One cause of such precarious conditions is the new business model that has emerged under globalisation. Global brand companies have positioned themselves as powerful gatekeepers between the world's consumers and producers. Their global supply chains stretch from the supermarket shelves and clothes rails in the world's major shopping centres to the fruit and vegetable farms of Latin America and Africa and the garment factories of South Asia and China.

Globalisation has hugely strengthened the negotiating hand global brand companies (Raworth 2005). New technologies, trade liberalisation, and capital mobility have dramatically opened up the number of countries and producers from which they can source their products, creating a growing number of producers vying for a place in their supply chains. At the same time, international mergers and acquisitions and aggressive pricing strategies have concentrated market power in the hands of a few major retailers, now building international empires (Raworth 2005). These companies have tremendous power in their negotiations with producers and they use that power to push the costs and risks of business down the supply chain. Their business model, focused on maximising returns for shareholders, demands increasing flexibility through 'just-in-time' delivery, but tighter control over inputs and standards, and ever-lower prices.

Though a host of factors contribute to labour abuse, one root cause is the pressures of global brand companies' own supply-chain purchasing practices, undermining the very labour standards that they claim to support. The foregoing premise, as simplistic as it is, yields limited understanding as to the wider contextual underpinnings favouring abuse of labour in developing countries. It is against this backdrop that the current paper provides a grounded theory model of unethical labour practices associated with global brands in developing countries.

1.2 Research Questions

To move forward the investigation, a main research question in figure 1 (with sub-research questions) guides the theoretical constructs of this paper:

Figure 1: Research questions for this paper

What are the contextual underpinnings for unethical labour practices associated with global brands in developing countries?

i What factors induce the environment for unethical labour practices?

ii What are these unethical labour practices?

iii Which global brands have been/are associated with unethical labour practices in developing countries?

1.3 Definition of Terms

In the interest of clarity, the term--global brand be defined to eliminate any ambiguity and misconstruction.

Global Brands: These are brands that are available, well known and highly regarded throughout the world's market (Johansson 2006).

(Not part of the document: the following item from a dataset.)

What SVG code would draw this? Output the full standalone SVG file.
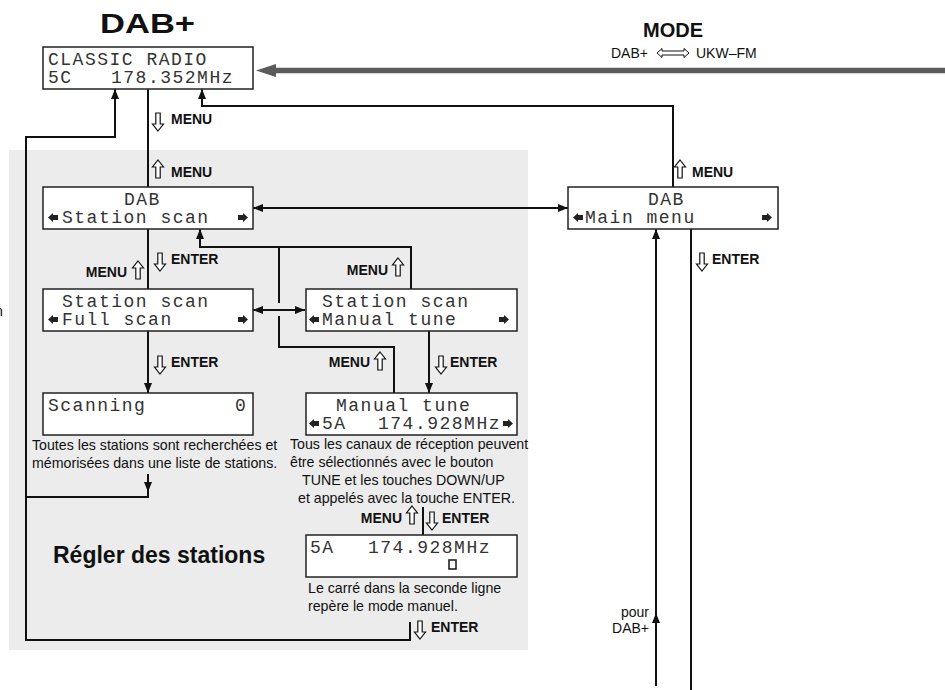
<svg xmlns="http://www.w3.org/2000/svg" width="945" height="690" viewBox="0 0 945 690">
<defs>
<marker id="ah" viewBox="0 0 10 8" refX="10" refY="4" markerWidth="10" markerHeight="8" markerUnits="userSpaceOnUse" orient="auto-start-reverse"><path d="M0,0 L10,4 L0,8 Z" fill="#111"/></marker>
<path id="up" d="M0,0 L5.5,7 L2.2,7 L2.2,18 L-2.2,18 L-2.2,7 L-5.5,7 Z" fill="#fff" stroke="#111" stroke-width="1.2"/>
<path id="dn" d="M0,18 L5.5,11 L2.2,11 L2.2,0 L-2.2,0 L-2.2,11 L-5.5,11 Z" fill="#fff" stroke="#111" stroke-width="1.2"/>
<path id="gl" d="M0,4.5 L5,0 L5,2 L10,2 L10,7 L5,7 L5,9 Z" fill="#222"/>
<path id="gr" d="M10,4.5 L5,0 L5,2 L0,2 L0,7 L5,7 L5,9 Z" fill="#222"/>
</defs>
<style>
.lcd{font-family:"Liberation Mono","DejaVu Sans Mono",monospace;font-size:18px;letter-spacing:1.5px;fill:#333}
.box{fill:#fff;stroke:#222;stroke-width:1.5}
.ln{fill:none;stroke:#111;stroke-width:2}
.lb{font-family:"Liberation Sans",Arial,sans-serif;font-weight:bold;font-size:14px;fill:#111}
.tx{font-family:"Liberation Sans",Arial,sans-serif;font-size:14.2px;fill:#111}
.end{text-anchor:end}
</style>
<rect x="0" y="0" width="945" height="690" fill="#fff"/>
<rect id="panel" x="9" y="150" width="519" height="500" fill="#ececec"/>
<text class="tx" x="-5" y="316">n</text>

<text x="100" y="33" font-family="Liberation Sans,Arial,sans-serif" font-weight="bold" font-size="28" textLength="95" lengthAdjust="spacingAndGlyphs" fill="#111">DAB+</text>
<text x="673" y="37" text-anchor="middle" font-family="Liberation Sans,Arial,sans-serif" font-weight="bold" font-size="20" fill="#111">MODE</text>
<text class="tx" x="611" y="58" style="font-size:14px">DAB+</text>
<path d="M657,53 L662,48.5 L662,51 L684,51 L684,48.5 L689,53 L684,57.5 L684,55 L662,55 L662,57.5 Z" fill="#fff" stroke="#111" stroke-width="1"/>
<text class="tx" x="696" y="58" style="font-size:14px">UKW–FM</text>
<text class="lb" x="53" y="563" style="font-size:23px">Régler des stations</text>

<g id="connectors">
<path d="M945,70.5 H272" fill="none" stroke="#5b5b5b" stroke-width="5.5"/>
<polygon points="256,70.5 276,64 276,77" fill="#5b5b5b"/>
<path class="ln" d="M115,89 V137 H26 V640 H410 V622" marker-start="url(#ah)"/>
<path class="ln" d="M148,474 V497 H26"/>
<path class="ln" d="M148,474 V492" marker-end="url(#ah)"/>
<path class="ln" d="M148,89 V187"/>
<path class="ln" d="M148,229 V289"/>
<path class="ln" d="M148,331 V393" marker-end="url(#ah)"/>
<path class="ln" d="M253,208 H568" marker-start="url(#ah)" marker-end="url(#ah)"/>
<path class="ln" d="M253,310 H305" marker-start="url(#ah)" marker-end="url(#ah)"/>
<path class="ln" d="M200,229 V247 H411 V289" marker-start="url(#ah)"/>
<path class="ln" d="M279,247 V303"/>
<path class="ln" d="M279,316 V347 H394 V393"/>
<path class="ln" d="M429,331 V393" marker-end="url(#ah)"/>
<path class="ln" d="M423,507 V535"/>
<path class="ln" d="M202,89 V106 H673 V187" marker-start="url(#ah)"/>
<path class="ln" d="M656,686 V613" marker-end="url(#ah)"/>
<path class="ln" d="M656,613 V229" marker-end="url(#ah)"/>
<path class="ln" d="M691,229 V690"/>
</g>

<g id="labels">
<use href="#dn" x="158" y="113"/><text class="lb" x="171" y="124">MENU</text>
<use href="#up" x="158" y="160"/><text class="lb" x="171" y="177">MENU</text>
<use href="#dn" x="160" y="253"/><text class="lb" x="171" y="264">ENTER</text>
<text class="lb end" x="127" y="277">MENU</text><use href="#up" x="138" y="261"/>
<use href="#dn" x="160" y="356"/><text class="lb" x="171" y="367">ENTER</text>
<text class="lb end" x="388" y="275">MENU</text><use href="#up" x="398" y="258"/>
<text class="lb end" x="370" y="367">MENU</text><use href="#up" x="380" y="352"/>
<use href="#dn" x="441" y="356"/><text class="lb" x="450" y="367">ENTER</text>
<text class="lb end" x="402" y="523">MENU</text><use href="#up" x="412" y="506"/>
<use href="#dn" x="432" y="512"/><text class="lb" x="442" y="523">ENTER</text>
<use href="#dn" x="420" y="621"/><text class="lb" x="431" y="632">ENTER</text>
<use href="#up" x="680" y="160"/><text class="lb" x="692" y="177">MENU</text>
<use href="#dn" x="702" y="253"/><text class="lb" x="712" y="264">ENTER</text>
</g>

<g id="notes">
<text class="tx" x="32" y="450">Toutes les stations sont recherchées et</text>
<text class="tx" x="32" y="468">mémorisées dans une liste de stations.</text>
<text class="tx" x="290" y="449">Tous les canaux de réception peuvent</text>
<text class="tx" x="290" y="467">être sélectionnés avec le bouton</text>
<text class="tx" x="302" y="485">TUNE et les touches DOWN/UP</text>
<text class="tx" x="298" y="503">et appelés avec la touche ENTER.</text>
<text class="tx" x="308" y="593">Le carré dans la seconde ligne</text>
<text class="tx" x="308" y="611">repère le mode manuel.</text>
<text class="tx end" x="649" y="617" style="font-size:14px">pour</text>
<text class="tx end" x="649" y="633" style="font-size:14px">DAB+</text>
</g>

<g id="n-radio">
<rect class="box" x="43" y="47" width="210" height="42"/>
<text class="lcd" x="48" y="65">CLASSIC RADIO</text>
<text class="lcd" x="48" y="83">5C</text><text class="lcd" x="111" y="83">178.352MHz</text>
</g>
<g id="n-dab-scan">
<rect class="box" x="43" y="187" width="210" height="42"/>
<text class="lcd" x="124" y="205">DAB</text>
<use href="#gl" x="48" y="213"/><text class="lcd" x="62" y="223">Station scan</text><use href="#gr" x="238" y="213"/>
</g>
<g id="n-full">
<rect class="box" x="43" y="289" width="210" height="42"/>
<text class="lcd" x="62" y="307">Station scan</text>
<use href="#gl" x="48" y="315"/><text class="lcd" x="62" y="325">Full scan</text><use href="#gr" x="238" y="315"/>
</g>
<g id="n-scanning">
<rect class="box" x="43" y="393" width="210" height="42"/>
<text class="lcd" x="48" y="411">Scanning</text><text class="lcd" x="235" y="411">0</text>
</g>
<g id="n-manual">
<rect class="box" x="306" y="289" width="211" height="42"/>
<text class="lcd" x="322" y="307">Station scan</text>
<use href="#gl" x="309" y="315"/><text class="lcd" x="322" y="325">Manual tune</text><use href="#gr" x="499" y="315"/>
</g>
<g id="n-tune">
<rect class="box" x="306" y="393" width="211" height="42"/>
<text class="lcd" x="336" y="411">Manual tune</text>
<use href="#gl" x="309" y="419"/><text class="lcd" x="322" y="429">5A</text><text class="lcd" x="378" y="429">174.928MHz</text><use href="#gr" x="503" y="419"/>
</g>
<g id="n-freq">
<rect class="box" x="306" y="535" width="211" height="42"/>
<text class="lcd" x="310" y="553">5A</text><text class="lcd" x="368" y="553">174.928MHz</text>
<rect x="449" y="560" width="7" height="9" fill="none" stroke="#222" stroke-width="1.6"/>
</g>
<g id="n-main">
<rect class="box" x="568" y="187" width="210" height="42"/>
<text class="lcd" x="648" y="205">DAB</text>
<use href="#gl" x="573" y="213"/><text class="lcd" x="585" y="223">Main menu</text><use href="#gr" x="762" y="213"/>
</g>
</svg>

This includes such brands as Coca Cola, McDonalds, Microsoft, Nestle, Nike, Mercedes, Sony, and Nokia. Also, there are other organisations that have the stature of global brands yet operate a limited brand image. More often these are multinational corporations such as Wal-Mart, Gap, Tesco, and General Electric.

2.1 Methodology

The theoretical framework chosen for this paper is that of grounded theory. Grounded theory is a qualitative inductive approach, through which explanatory theory is derived from a close consideration of the data (Strauss & Corbin 1990, pp. 20-23). Data systematically obtained and analysed is allowed to shed substantive light about the phenomenon investigated (Creswell 1998, p. 98). Its intent is to further an understanding of social phenomena. The current research refrains from testing any hypothesis; rather it collects the data and allows the data to 'tell the story'.

The grounded theory process allows for emphasis on identifying concepts from documents, for example. Generated concepts and their relationships, explain and/interpret variations in the substantive area under study (Glaser 1992, p. 16). The outcome is the development of theoretical formulations and propositions through the agency of rigorous pattern of analysis (Glaser 1992; Seibold 2002; Douglas 2003).

Consequently, the research questions formulated are framed within with the knowledge that grounded theory particularly orientates towards eliciting improved understanding of theoretical conceptualisations of processes of social interactivity (Douglas 2003; Creswell 1998). Put simply, grounded theory provides the researcher with an explanatory framework to understand the phenomenon--unethical labour practices--associated with global brands' operations in developing countries.